Le maire Gérald Tremblay ne peut plus se mettre la tête dans le sable: les électeurs ont perdu confiance en lui. Le pire, c'est qu'ils ne le croient plus quand il jure qu'il n'était au courant de rien.

Trop de scandales et trop d'histoires d'espionnage ont fini par miner sa crédibilité. Aujourd'hui, il se retrouve au fond du tonneau. Les chiffres du sondage Angus Reid - La Presse sont dévastateurs: 90% des Montréalais approuvent la décision de Québec de déclencher une vaste enquête sur Montréal, la moitié souhaite que la Ville soit mise sous tutelle et les deux tiers ne croient pas Gérald Tremblay lorsqu'il dit qu'il ignorait que les courriels du vérificateur et d'un élu étaient espionnés.

On peut parler de crise. Une crise qui fait des dégâts. Les trois quarts des Montréalais ont perdu confiance dans l'administration municipale. S'il y avait des élections, seulement 16% des gens voteraient pour Gérald Tremblay. Seize pour cent, un score misérable. En octobre 2009, à la veille des élections, le maire avait recueilli 30% des intentions de vote. Seulement 30%, avaient souligné les experts. Imaginez 16%. C'est la dèche, la vraie de vraie.

Le diable est aux vaches. Le maire a tout un défi à relever pour reconquérir les Montréalais.

Gérald Tremblay a un autre problème: les gens se sont passionnés pour les histoires d'espionnage. Le hockey a été suivi par 56% des Montréalais; l'espionnage des courriels, par 53%. Ouch.

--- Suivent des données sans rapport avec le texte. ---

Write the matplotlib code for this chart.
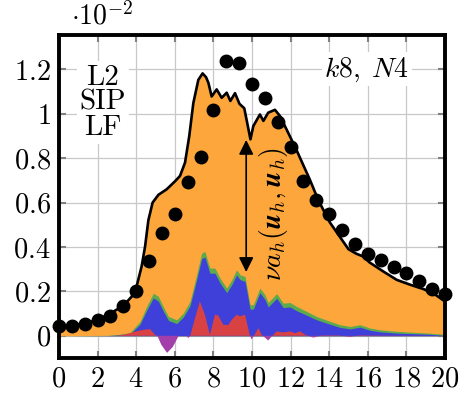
import numpy as np
import matplotlib
matplotlib.use("Agg")
import matplotlib.pyplot as plt

plt.rcParams['mathtext.fontset'] = 'cm'
plt.rcParams['font.family'] = 'serif'
plt.rcParams['font.serif'] = ['cmr10', 'DejaVu Serif']
plt.rcParams['axes.unicode_minus'] = False

# reference dissipation (dots), units of 1e-2
t_dots = [0, 0.667, 1.333, 2, 2.667, 3.333, 4, 4.667, 5.333, 6, 6.667, 7.333, 8,
          8.667, 9.333, 10, 10.667, 11.333, 12, 12.667, 13.333, 14, 14.667,
          15.333, 16, 16.667, 17.333, 18, 18.667, 19.333, 20]
dots = [0.045, 0.045, 0.055, 0.069, 0.091, 0.132, 0.203, 0.337, 0.461, 0.547,
        0.692, 0.805, 1.018, 1.237, 1.231, 1.134, 1.073, 0.963, 0.852, 0.697,
        0.612, 0.55, 0.477, 0.413, 0.368, 0.341, 0.312, 0.285, 0.248, 0.213, 0.188]

# total dissipation (black line)
t_total = [0.0, 0.7, 1.35, 2.0, 2.64, 3.33, 3.77, 4.02, 4.28, 4.46, 4.63, 4.85,
           5.15, 5.58, 6.0, 6.27, 6.53, 6.75, 6.96, 7.22, 7.44, 7.62, 7.74, 7.91,
           8.17, 8.43, 8.69, 8.88, 9.12, 9.35, 9.6, 9.75, 9.92, 10.07, 10.41,
           10.59, 10.84, 11.19, 11.45, 11.8, 12.3, 13.0, 13.44, 14.04, 14.56,
           15.0, 15.4, 15.77, 16.1, 16.8, 17.5, 18.2, 18.9, 19.5, 20.0]
total = [0.042, 0.048, 0.057, 0.072, 0.1, 0.135, 0.177, 0.222, 0.312, 0.402, 0.52,
         0.6, 0.635, 0.66, 0.695, 0.72, 0.78, 0.9, 1.048, 1.153, 1.182, 1.165,
         1.14, 1.078, 1.11, 1.072, 1.095, 1.058, 1.093, 1.045, 1.025, 0.96, 0.885,
         0.945, 0.997, 0.968, 1.005, 1.018, 0.99, 0.928, 0.838, 0.703, 0.61, 0.51,
         0.445, 0.39, 0.37, 0.357, 0.33, 0.29, 0.252, 0.23, 0.21, 0.185, 0.155]

# stabilisation terms: upper edge of green, thickness of green band
t_stab = [0.0, 2.5, 3.0, 3.68, 4.2, 4.54, 4.89, 5.15, 5.4, 5.67, 6.1, 6.44, 6.79,
          7.13, 7.39, 7.56, 7.82, 8.08, 8.34, 8.69, 8.95, 9.2, 9.38, 9.64, 9.9,
          10.07, 10.41, 10.67, 10.84, 11.28, 11.62, 11.97, 12.31, 12.83, 13.35,
          14.04, 14.56, 15.08, 15.6, 16.11, 16.63, 17.5, 18.5, 19.2, 20.0]
green_top = [0.0, 0.002, 0.005, 0.014, 0.065, 0.132, 0.192, 0.177, 0.132, 0.087,
             0.072, 0.102, 0.155, 0.275, 0.372, 0.38, 0.305, 0.305, 0.26, 0.215,
             0.252, 0.297, 0.275, 0.267, 0.14, 0.14, 0.215, 0.185, 0.15, 0.19,
             0.147, 0.15, 0.132, 0.11, 0.087, 0.065, 0.05, 0.042, 0.05, 0.035,
             0.027, 0.02, 0.015, 0.012, 0.006]
green_band = [0.0, 0.001, 0.002, 0.006, 0.013, 0.018, 0.021, 0.021, 0.02, 0.018,
              0.017, 0.018, 0.02, 0.023, 0.025, 0.025, 0.023, 0.023, 0.022, 0.021,
              0.022, 0.023, 0.022, 0.022, 0.02, 0.02, 0.021, 0.021, 0.02, 0.021,
              0.02, 0.02, 0.019, 0.017, 0.015, 0.013, 0.012, 0.011, 0.011, 0.01,
              0.009, 0.008, 0.006, 0.005, 0.004]

# signed term (red positive, purple negative)
t_signed = [0.0, 3.0, 3.5, 4.0, 4.37, 4.72, 4.97, 5.1, 5.3, 5.6, 5.9, 6.2, 6.6,
            6.7, 6.8, 7.05, 7.3, 7.56, 7.82, 8.08, 8.25, 8.51, 8.77, 8.95, 9.2,
            9.38, 9.64, 9.88, 9.98, 10.1, 10.33, 10.5, 10.84, 11.05, 11.28, 11.62,
            11.97, 12.23, 12.49, 12.75, 13.18, 13.6, 14.5, 15.08, 15.5, 17.0, 20.0]
signed = [0.0, 0.0, 0.008, 0.02, 0.027, 0.03, 0.005, 0.0, -0.04, -0.077, -0.05, 0.0,
          0.0, -0.01, 0.0, 0.08, 0.155, 0.095, 0.005, 0.095, 0.092, 0.05, 0.048,
          0.072, 0.095, 0.088, 0.095, 0.005, -0.016, 0.0, 0.035, 0.005, -0.021,
          0.0, 0.02, 0.015, 0.02, 0.012, 0.02, 0.005, -0.008, 0.002, 0.002,
          -0.005, 0.002, 0.001, 0.0]

orange = '#FCA63C'
blue = '#3F3FDA'
green = '#5BAA4E'
red = '#D94242'
purple = '#A23FAA'

fig = plt.figure(figsize=(4.7, 4.0), dpi=100)
ax = fig.add_axes([0.1255, 0.105, 0.8213, 0.8075])

t_stab_a = np.array(t_stab)
g_top = np.array(green_top)
b_top = g_top - np.array(green_band)
t_s = np.array(t_signed)
s = np.array(signed)

ax.fill_between(t_total, 0, total, color=orange, lw=0, zorder=2)
ax.fill_between(t_stab_a, 0, g_top, color=green, lw=0, zorder=3)
ax.fill_between(t_stab_a, 0, b_top, color=blue, lw=0, zorder=4)
ax.fill_between(t_s, 0, s, where=s >= 0, interpolate=True, color=red, lw=0, zorder=5)
ax.fill_between(t_s, 0, s, where=s <= 0, interpolate=True, color=purple, lw=0, zorder=5)
ax.plot(t_total, total, color='black', lw=1.9, zorder=6)
ax.plot(t_dots, dots, 'o', color='black', ms=9, zorder=7, clip_on=False)

ax.set_xlim(0, 20)
ax.set_ylim(-0.1, 1.355)
xt = list(range(0, 21, 2))
ax.set_xticks(xt)
ax.set_xticklabels([f'${v}$' for v in xt])
yt = [0, 0.2, 0.4, 0.6, 0.8, 1.0, 1.2]
ax.set_yticks(yt)
ax.set_yticklabels(['$0$', '$0.2$', '$0.4$', '$0.6$', '$0.8$', '$1$', '$1.2$'])
ax.tick_params(direction='in', length=5, width=1.5, color='#808080',
               top=True, right=True, labelsize=20.5, pad=6)
ax.grid(True, color='#C8C8C8', lw=0.9, zorder=0)
ax.set_axisbelow(True)
for sp in ax.spines.values():
    sp.set_linewidth(2.8)
    sp.set_zorder(10)

ax.annotate('', xy=(9.7, 0.895), xytext=(9.7, 0.275),
            arrowprops=dict(arrowstyle='<|-|>', color='black', lw=1.2,
                            mutation_scale=22), zorder=8)
ax.text(11.1, 0.55, r'$\nu a_h(\boldsymbol{u}_h,\boldsymbol{u}_h)$', rotation=90,
        fontsize=20, ha='center', va='center', zorder=8)

bbox = dict(facecolor='white', edgecolor='none', pad=2)
ax.text(2.28, 1.05, 'L2\nSIP\nLF', ha='center', va='center', fontsize=21,
        linespacing=0.95, bbox=bbox, zorder=9)
ax.text(15.96, 1.2, r'$k8,\;N4$', ha='center', va='center', fontsize=20,
        bbox=bbox, zorder=9)
fig.text(0.152, 0.995, r'$\cdot 10^{-2}$', ha='left', va='top', fontsize=20)

fig.savefig('out.png', dpi=100)
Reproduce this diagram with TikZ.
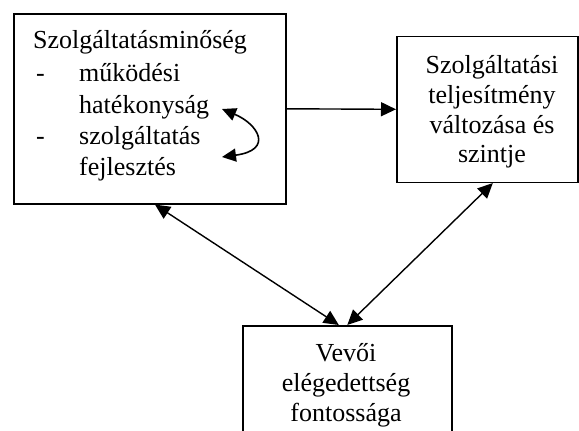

Quand ça va mal, ça va mal.

Gérald Tremblay devrait-il partir? Les Montréalais ont voté pour lui en 2009, même si son administration avait été éclaboussée par des scandales graves: les compteurs d'eau, le plus gros contrat de l'histoire de la Ville accordé à un consortium dans des circonstances troubles, des transactions douteuses sur des terrains, sans oublier les révélations fracassantes de Benoit Labonté, ex-bras droit de Gérald Tremblay, quelques jours avant le scrutin. Labonté avait parlé d'enveloppes brunes, de financement illégal et de système mafieux.

Pourtant, Gérald Tremblay a été réélu avec 37% des voix. En 2005, il en avait récolté 53%, une dégringolade qui en dit long sur la grogne.

Les Montréalais ont voté pour Tremblay en toute connaissance de cause. Pendant un an, son administration a été traînée dans la boue des scandales. Les électeurs ont décidé de fermer les yeux et de passer l'éponge. Aujourd'hui, la majorité d'entre eux (selon le sondage) exigent sa démission. Trop facile.

Ils peuvent la souhaiter, bien sûr, mais l'exiger?

Si le maire veut démissionner, pas de problème. Mais s'il veut rester, il a le droit. Il a raflé la majorité des sièges au conseil municipal en 2009. Il est majoritaire, personne ne peut remettre en question sa légitimité.

Ceux qui exigent sa démission n'ont qu'une chose à faire: prendre leur mal en patience et voter contre lui en 2013.

Et une tutelle imposée par Québec? Plusieurs en rêvent (la moitié des Montréalais, selon Angus Reid). Sauf que rien ne la justifie. Comme me l'a expliqué le président de la Commission municipale du Québec, Pierre Delisle, les conditions objectives pour imposer une tutelle ne sont pas réunies. Le conseil municipal doit être paralysé - ce qui est loin d'être le cas à Montréal, Gérald Tremblay est majoritaire -, et les services à la population menacés. La Ville fonctionne: les ordures sont ramassées, les rues nettoyées, les cols bleus travaillent, il n'y a pas de grève, etc.

En juillet 1997, Pierre Bourque avait perdu sa majorité. Le conseil municipal était déchiré par des guerres intestines, pourtant, jamais Québec n'a décrété de tutelle. Montréal s'est débrouillé seul avec ses problèmes.

La tutelle n'est pas magique. «C'est la Commission municipale qui en hérite, explique son président, M. Delisle. Elle doit approuver chaque décision des élus. Elle peut aussi refuser ou retarder l'application d'une résolution adoptée par le conseil municipal.» Bref, pas moyen de faire un pas sans avoir Québec sur le dos.

Si Gérald Tremblay veut démissionner, libre à lui. Je ne pense pas que beaucoup de Montréalais vont pleurer sur son sort, du moins selon le sondage.

Mais s'il reste, comme il l'a répété, il aura un grave problème de leadership et de crédibilité. Jusqu'en novembre 2013. C'est long. Pauvres Montréalais.